As the first Muslim nation to recognize the independence of the People’s Republic of China in 1950, Islamabad’s relations with Beijing are steeped in symbolic shows of support. The extent of economic cooperation between Pakistan and China is often exaggerated. Bilateral trade flows are worth a mere $9 billion annually, a figure that pales in comparison to the $74 billion of Sino-Indian trade recorded in 2011. Foreign direct investment (FDI) ventures have also been relatively flat. According to official Chinese sources, its FDI in Pakistan between 2005 and 2010 totaled $1.83 billion, the bulk of which went to telecommunication projects. This is an insignificant sum when compared to the $250 billion that Beijing has invested worldwide since 2005.

Compared to the mature, albeit flawed, defense cooperation with the United States, Sino-Pakistani military relations are still in the nascent stage.  The first-ever China-Pakistan Defense talks were held in 2002 and the two countries held their first joint military exercise in November 2011.  Beijing also reportedly sold 50 JF-17 fighter jets to Pakistan in May 2011.

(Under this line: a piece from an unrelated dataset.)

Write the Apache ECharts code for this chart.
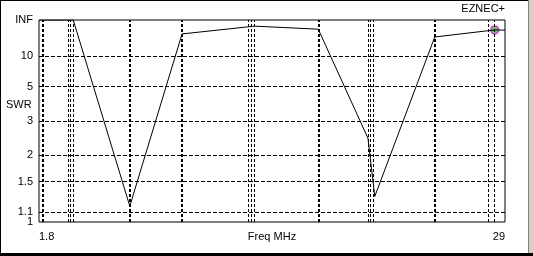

This façade of solidarity and cooperation has shown its cracks before, most recently during celebrations over 60 years of Sino-Pakistani friendship.  The story goes that Ahmad Shuja Pasha, the head of ISI, was on his way to Beijing when China first started broadcasting reports on the latest bout of unrest in Xinjiang. These reports claimed that recent attacks, including a truck high-jacking, police station raid, and a spate of knifings in Kashgar, were all the work of the East Turkmenistan Islamic Movement, and that the perpetrators had received training in Pakistan.

Beijing, apprehensive of the threat posed by Uighur separatists, has been increasingly associating instability in western China with Pakistan’s covert support for certain insurgent fractions. Little information is available about the number of Uighurs affiliated with Al Qaeda, but reports have confirmed their presence in various militant training camps in Pakistan. China’s decision to openly critique Pakistan marks a significant departure from its usual official discourse. It also implies that Beijing, like Washington, has grown weary of Pakistan’s chronic internal instability. For both China and the US, although to different extents, Pakistan is becoming a big liability. If Pakistan fails to bring a sense of order and control to its tribal areas, it risks losing both the aid and stewardship of the US and China as well.

Despite Pakistan’s optimism, China is not going to prop up the regime if doing so comes at the cost of its own domestic stability in Xinjiang and beyond.